Standards + Practices
Towards Industry Standards
Ethical Standards
When an organization keeps these ethical standards, the following statement is true for every story the organization publishes:
“This person consented to their story being told publicly, including the use of these images/video of them. They gave consent understanding the objective of telling the story, and the context within which it was going to be told. They saw the exact version I’m looking at and gave their approval after any edits were made that they requested. They are identified — by name, false name or anonymous — exactly as they wanted to be. They had the opportunity to discuss all of the questions, goals and concerns they had about this publicity before the process started, during the process and after it was over.
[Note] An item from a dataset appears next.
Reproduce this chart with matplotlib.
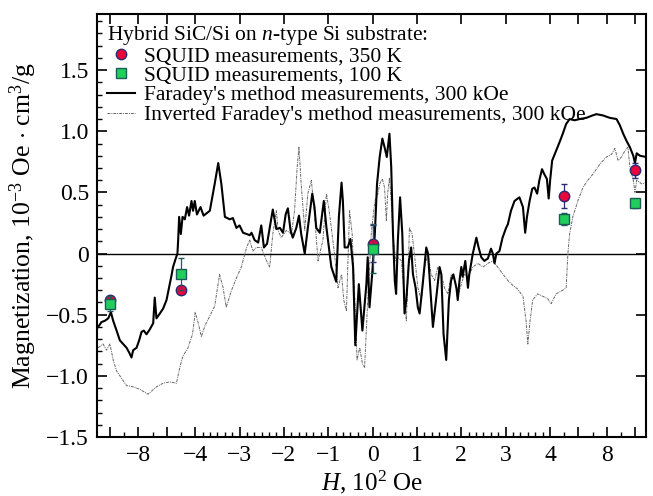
import numpy as np
import matplotlib
matplotlib.use('Agg')
import matplotlib.pyplot as plt
from matplotlib.lines import Line2D

plt.rcParams['font.family'] = ['Liberation Serif', 'DejaVu Serif']
plt.rcParams['mathtext.fontset'] = 'custom'
plt.rcParams['mathtext.rm'] = 'Liberation Serif'
plt.rcParams['mathtext.it'] = 'Liberation Serif:italic'

# Faradey's method, 300 kOe (H in 10^2 Oe, M in 10^-3 Oe cm3/g)
far_h = [-10.84, -10.60, -10.37, -10.13, -9.94, -9.78, -9.54, -9.31, -9.08, -8.84,
         -8.65, -8.49, -8.37, -8.13, -7.95, -7.78, -7.62, -7.43, -7.20, -6.96,
         -6.85, -6.73, -6.49, -6.26, -6.02, -5.79, -5.67, -5.56, -5.37, -5.25,
         -5.20, -5.13, -5.01, -4.89, -4.73, -4.57, -4.43, -4.26, -4.15, -4.03,
         -3.96, -3.88, -3.81, -3.67, -3.56, -3.48, -3.41, -3.33, -3.22, -3.15,
         -3.07, -3.00, -2.92, -2.84, -2.77, -2.73, -2.66, -2.58, -2.51, -2.45,
         -2.38, -2.32, -2.25, -2.17, -2.09, -2.02, -1.96, -1.91, -1.85, -1.80,
         -1.72, -1.66, -1.61, -1.53, -1.46, -1.36, -1.31, -1.27, -1.19, -1.10,
         -1.04, -0.93, -0.82, -0.76, -0.70, -0.67, -0.63, -0.56, -0.50, -0.44,
         -0.39, -0.31, -0.23, -0.14, -0.11, -0.07, -0.01, 0.05, 0.10, 0.16,
         0.22, 0.27, 0.32, 0.38, 0.42, 0.46, 0.50, 0.53, 0.57, 0.62,
         0.67, 0.72, 0.76, 0.82, 0.87, 0.91, 0.97, 1.02, 1.06, 1.13,
         1.21, 1.25, 1.30, 1.36, 1.43, 1.51, 1.55, 1.60, 1.66, 1.72,
         1.77, 1.82, 1.89, 1.92, 1.96, 2.00, 2.03, 2.09, 2.15, 2.18,
         2.26, 2.34, 2.39, 2.45, 2.52, 2.60, 2.67, 2.71, 2.75, 2.79,
         2.86, 2.93, 3.01, 3.05, 3.12, 3.20, 3.31, 3.39, 3.44, 3.48,
         3.54, 3.60, 3.65, 3.71, 3.76, 3.82, 3.87, 3.93, 3.97, 4.01,
         4.15, 4.43, 4.67, 4.90, 5.14, 5.38, 5.73, 6.09, 6.56, 7.01,
         7.27, 7.72, 8.21, 8.69, 8.92, 9.16, 9.40, 9.63, 9.87, 9.99,
         10.11, 10.34, 10.77]
far_m = [-0.60, -0.56, -0.55, -0.53, -0.48, -0.55, -0.63, -0.71, -0.74, -0.77,
         -0.81, -0.85, -0.79, -0.77, -0.71, -0.64, -0.63, -0.66, -0.62, -0.57,
         -0.36, -0.53, -0.49, -0.45, -0.38, -0.25, -0.18, -0.11, -0.04, 0.00,
         0.11, 0.30, 0.16, 0.30, 0.28, 0.38, 0.31, 0.43, 0.35, 0.43,
         0.32, 0.38, 0.31, 0.35, 0.57, 0.74, 0.57, 0.30, 0.28, 0.29,
         0.21, 0.23, 0.17, 0.16, 0.15, 0.17, 0.11, 0.09, 0.23, 0.05,
         0.08, 0.21, 0.36, 0.20, 0.21, 0.17, 0.32, 0.37, 0.19, 0.13,
         0.21, 0.31, 0.16, 0.00, 0.21, 0.49, 0.38, 0.21, 0.17, 0.43,
         0.21, -0.11, -0.23, 0.30, 0.58, 0.43, 0.05, 0.05, 0.12, -0.11,
         -0.75, -0.25, -0.63, -0.25, -0.03, -0.44, -0.17, 0.16, 0.57, 0.79,
         0.94, 0.87, 0.79, 0.98, 0.71, 0.16, -0.22, -0.33, 0.11, 0.46,
         0.16, -0.49, -0.38, -0.06, 0.05, -0.17, -0.28, -0.44, -0.49, -0.25,
         0.05, 0.00, -0.28, -0.60, -0.38, -0.11, -0.17, -0.66, -0.87, -0.38,
         -0.22, -0.17, -0.28, -0.38, -0.22, -0.11, -0.19, -0.06, -0.28, -0.17,
         0.00, 0.13, 0.05, -0.03, -0.06, -0.04, 0.04, 0.00, -0.08, 0.00,
         0.02, 0.13, 0.21, 0.24, 0.35, 0.43, 0.46, 0.38, 0.17, 0.30,
         0.43, 0.53, 0.54, 0.49, 0.60, 0.69, 0.65, 0.61, 0.45, 0.60,
         0.76, 0.84, 0.91, 0.98, 1.06, 1.10, 1.09, 1.10, 1.11, 1.13,
         1.14, 1.13, 1.11, 1.10, 1.05, 0.98, 0.92, 0.87, 0.80, 0.74,
         0.82, 0.80, 0.79]

# inverted Faradey's method
inv_h = [-10.84, -10.49, -10.25, -10.01, -9.78, -9.54, -9.19, -8.84, -8.37, -7.90,
         -7.32, -6.73, -6.26, -5.79, -5.32, -5.08, -4.87, -4.50, -4.19, -4.00,
         -3.93, -3.86, -3.78, -3.67, -3.56, -3.45, -3.37, -3.30, -3.18, -3.07,
         -2.96, -2.84, -2.77, -2.70, -2.62, -2.51, -2.39, -2.32, -2.25, -2.17,
         -2.13, -2.06, -1.94, -1.83, -1.76, -1.70, -1.66, -1.61, -1.53, -1.46,
         -1.38, -1.31, -1.23, -1.19, -1.12, -1.04, -0.98, -0.93, -0.86, -0.78,
         -0.70, -0.65, -0.59, -0.52, -0.46, -0.41, -0.35, -0.29, -0.23, -0.18,
         -0.11, -0.03, 0.05, 0.12, 0.16, 0.22, 0.27, 0.31, 0.34, 0.38,
         0.42, 0.46, 0.52, 0.57, 0.65, 0.72, 0.76, 0.80, 0.83, 0.89,
         0.95, 1.02, 1.10, 1.17, 1.25, 1.32, 1.40, 1.47, 1.55, 1.62,
         1.70, 1.77, 1.85, 1.92, 2.00, 2.07, 2.15, 2.26, 2.37, 2.49,
         2.60, 2.71, 2.82, 2.94, 3.05, 3.16, 3.27, 3.39, 3.46, 3.50,
         3.55, 3.61, 3.72, 3.84, 3.95, 4.08, 4.43, 4.90, 5.14, 5.26,
         5.38, 5.61, 5.96, 6.32, 6.67, 7.03, 7.50, 7.98, 8.33, 8.57,
         8.80, 9.04, 9.28, 9.49, 9.63, 9.87, 9.99, 10.11, 10.46, 10.77]
inv_m = [-0.77, -0.74, -0.79, -0.74, -0.87, -0.96, -1.02, -1.08, -1.09, -1.11,
         -1.15, -1.09, -1.06, -1.05, -1.06, -0.93, -0.84, -0.77, -0.66, -0.48,
         -0.57, -0.68, -0.59, -0.51, -0.43, -0.17, -0.28, -0.44, -0.30, -0.20,
         -0.11, 0.05, 0.11, 0.02, 0.05, 0.05, -0.06, -0.11, 0.16, 0.35,
         0.19, 0.13, 0.19, 0.16, 0.35, 0.71, 0.87, 0.57, 0.19, 0.49,
         0.60, 0.32, -0.06, 0.00, 0.11, 0.49, 0.35, 0.21, 0.00, -0.28,
         -0.17, -0.38, -0.47, 0.35, 0.16, -0.28, -0.87, -0.77, -0.90, -0.93,
         -0.38, 0.16, 0.43, 0.49, 0.57, 0.61, 0.54, 0.27, 0.49, 0.62,
         0.43, 0.16, -0.06, -0.03, -0.06, -0.38, -0.55, -0.17, 0.21, 0.16,
         -0.03, -0.28, -0.38, -0.11, 0.00, -0.17, -0.22, -0.11, -0.17, -0.28,
         -0.33, -0.17, -0.22, -0.36, -0.25, -0.17, -0.19, -0.11, -0.08, -0.11,
         -0.08, -0.06, -0.11, -0.17, -0.22, -0.26, -0.29, -0.35, -0.55, -0.74,
         -0.55, -0.38, -0.33, -0.35, -0.37, -0.41, -0.33, -0.30, -0.28, 0.00,
         0.16, 0.30, 0.43, 0.54, 0.60, 0.65, 0.73, 0.79, 0.81, 0.86,
         0.76, 0.79, 0.84, 0.87, 0.71, 0.60, 0.50, 0.60, 0.57, 0.58]

# SQUID points
squid_h = [-10, -5, 0, 5, 10]
squid350_m = [-0.38, -0.30, 0.08, 0.47, 0.68]
squid350_err = [0.03, 0.03, 0.15, 0.10, 0.06]
squid100_m = [-0.41, -0.17, 0.04, 0.28, 0.41]
squid100_err = [0.06, 0.13, 0.20, 0.05, 0.04]

k = 14.2 / 44.4  # outer part of the H axis is compressed


def fwd(h):
    h = np.asarray(h, dtype=float)
    return np.where(np.abs(h) <= 4, h, np.sign(h) * (4 + (np.abs(h) - 4) * k))


def inv(u):
    u = np.asarray(u, dtype=float)
    return np.where(np.abs(u) <= 4, u, np.sign(u) * (4 + (np.abs(u) - 4) / k))


fig = plt.figure(figsize=(6.53, 4.96), dpi=100)
ax = fig.add_axes([0.149, 0.119, 0.841, 0.853])
ax.set_xscale('function', functions=(fwd, inv))

ax.plot(inv_h, inv_m, color='#666666', lw=0.7, ls=(0, (3, 1, 1, 1)),
        label="Inverted Faradey's method measurements, 300 kOe", zorder=2)
ax.plot(far_h, far_m, color='black', lw=1.5,
        label="Faradey's method measurements, 300 kOe", zorder=3)
ax.axhline(0, color='black', lw=1.0, zorder=1)

ax.errorbar(squid_h, squid350_m, yerr=squid350_err, fmt='o', ms=7.5,
            mfc='#e8063c', mec='#2a2a70', mew=1.0, ecolor='#2a2a70',
            elinewidth=0.9, capsize=2.5, zorder=5)
ax.errorbar(squid_h, squid100_m, yerr=squid100_err, fmt='s', ms=6.5,
            mfc='#1fcf5a', mec='#1d5a5a', mew=1.0, ecolor='#1d5a5a',
            elinewidth=0.9, capsize=2.5, zorder=6)

ax.set_xlim(-10.9, 10.8)
ax.set_ylim(-1.5, 1.96)

major_x = [-10, -8, -6, -4, -3, -2, -1, 0, 1, 2, 3, 4, 6, 8, 10]
major_lbl = ['', '\u22128', '', '\u22124', '\u22123', '\u22122', '\u22121',
             '0', '1', '2', '3', '4', '', '8', '']
minor_x = [-9, -7, -5, 5, 7, 9] + [i / 6 for i in range(-24, 25) if i % 6 != 0]
ax.set_xticks(major_x)
ax.set_xticklabels(major_lbl)
ax.set_xticks(minor_x, minor=True)

ax.set_yticks([-1.5, -1.0, -0.5, 0, 0.5, 1.0, 1.5])
ax.set_yticklabels(['\u22121.5', '\u22121.0', '\u22120.5', '0', '0.5', '1.0', '1.5'])
ax.set_yticks(np.arange(-1.5, 1.95, 0.1), minor=True)

ax.tick_params(which='major', direction='in', length=7, width=1.2,
               top=True, right=True, labelsize=17, pad=6)
ax.tick_params(which='minor', direction='in', length=3.5, width=1.0,
               top=False, right=False)
for s in ax.spines.values():
    s.set_linewidth(1.5)

ax.set_xlabel('$H$, 10$^2$ Oe', fontsize=18, labelpad=2)
ax.set_ylabel('Magnetization, 10$^{-3}$ Oe $\\cdot$ cm$^3$/g', fontsize=18.5, labelpad=5)

handles = [
    Line2D([], [], ls='none', marker='o', ms=7.5, mfc='#e8063c', mec='#2a2a70'),
    Line2D([], [], ls='none', marker='s', ms=6.5, mfc='#1fcf5a', mec='#1d5a5a'),
    Line2D([], [], color='black', lw=1.5),
    Line2D([], [], color='#666666', lw=0.7, ls=(0, (3, 1, 1, 1))),
]
labels = ['SQUID measurements, 350 K', 'SQUID measurements, 100 K',
          "Faradey's method measurements, 300 kOe",
          "Inverted Faradey's method measurements, 300 kOe"]
leg = ax.legend(handles, labels, loc='upper left', bbox_to_anchor=(0.0, 1.0),
                title='Hybrid SiC/Si on $n$-type Si substrate:', title_fontsize=15.5,
                fontsize=15.5, frameon=False, handlelength=1.3, handletextpad=0.4,
                labelspacing=-0.02, borderaxespad=0.15, borderpad=0.3,
                alignment='left')

fig.savefig('out.png', dpi=100)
They participated because they wanted to, not because they thought they thought they had to in order to receive something they needed. If they were sitting beside me right now, they wouldn’t be surprised seeing this story about them.”
Best Practices
While some organizations have offered their best practices and principles, there is not yet consensus on industry standards.
Early impact storytelling adopted the Media & Entertainment media releases and Journalism privacy standards. However, the ethical issues of organizational storytelling extend beyond both of these industries.
Tensions remain:
The story economy rewards organizations that provide more compelling content, which can benefit organizations where the social issue is less complex and the beneficiaries are more comfortable telling their life story.
Well-funded organizations have an advantage: storytelling requires funding.
The social mission of the organization can appear to blur boundaries of power and exploitation.
The following standards and best practices are proposed industry standards.
Informed Consent
Informed consent means the participant understands the objective of the story, the plan for use and distribution, the format and context. A media release is not informed consent. Participants also consent to the use of their name, and have the option of changing or withholding their name without consequence.
Story Approval
A story is never “pre-approved”. Approval can only happen after the final product has been produced (not a working draft). The purpose of approval is to verify that what was produced is what they consented to. If not, they can request edits or withdraw consent.
Publicity Support Equity
Organizations using storytelling offer publicity support to everyone participating in publicity for the organization, not just staff. Support includes: discussing personal goals and potential risks, media prep, every media interview is staffed, visual presentation.
Stakes-free Storytelling
Storytelling is completely detached from a beneficiary’s access to the organization’s work. Storytelling does not create stakes: participants are not compensated for telling their story but they are reimbursed for costs incurred.
Trauma-informed Approach
Stories that include traumatic events — such as war, violence, domestic abuse, sexual assault — were collected using a trauma-informed approach.
Always Be Storytelling
If your organization plans to use storytelling in communications, invest in it as an ongoing strategy rather than only being responsive to requests. If you don’t have organizational support to invest in a storytelling strategy, you won’t have organizational support to make ethical storytelling decisions. Ethical decisions are more difficult when you are under a deadline; collecting stories in advance protects ethical practice.
Consent, Often
During the storytelling process, confirm consent frequently. Create opportunities where the participant could update you that they have changed their mind. The more they affirm their choice, the more confident they will be in the interview, and if they’ve changed their mind — you don’t want them there.
If It’s Novel, Let It Go
Stories in communication are to be representative — not an outlier”. If the story is a one-off, it’s not representative. Participants can feel pressured to consent if their story is a one-off and no-one else’s story will work.
Publicity Gets a Publicist
Provide your participants with the same level of publicity support as the Executive Director is provided with, including any personal goals, prepping media questions, and visuals (if on-camera). Discuss any off-limits topics and ensure any interview is staffed: interviewees should rely on a publicist to object to any off-limits topics in the moment.
What’s the worst that could happen?
Do the thought experiment: imagine you open the newspaper and read the story, and when you’re done you say “I really wish I hadn’t done that.” What might those circumstances be?
Approval. Every Time
Request approval from the participant with each use: people’s stories change as their lives change and they can’t tell you a story is outdated if you don’t ask to use it. Approval must be of the final product: production details that might not seem important to the organization could be important to them.
You Are Not the News
Unless a news event directly affects a participant, do not publish personal stories to create relevance to a news event.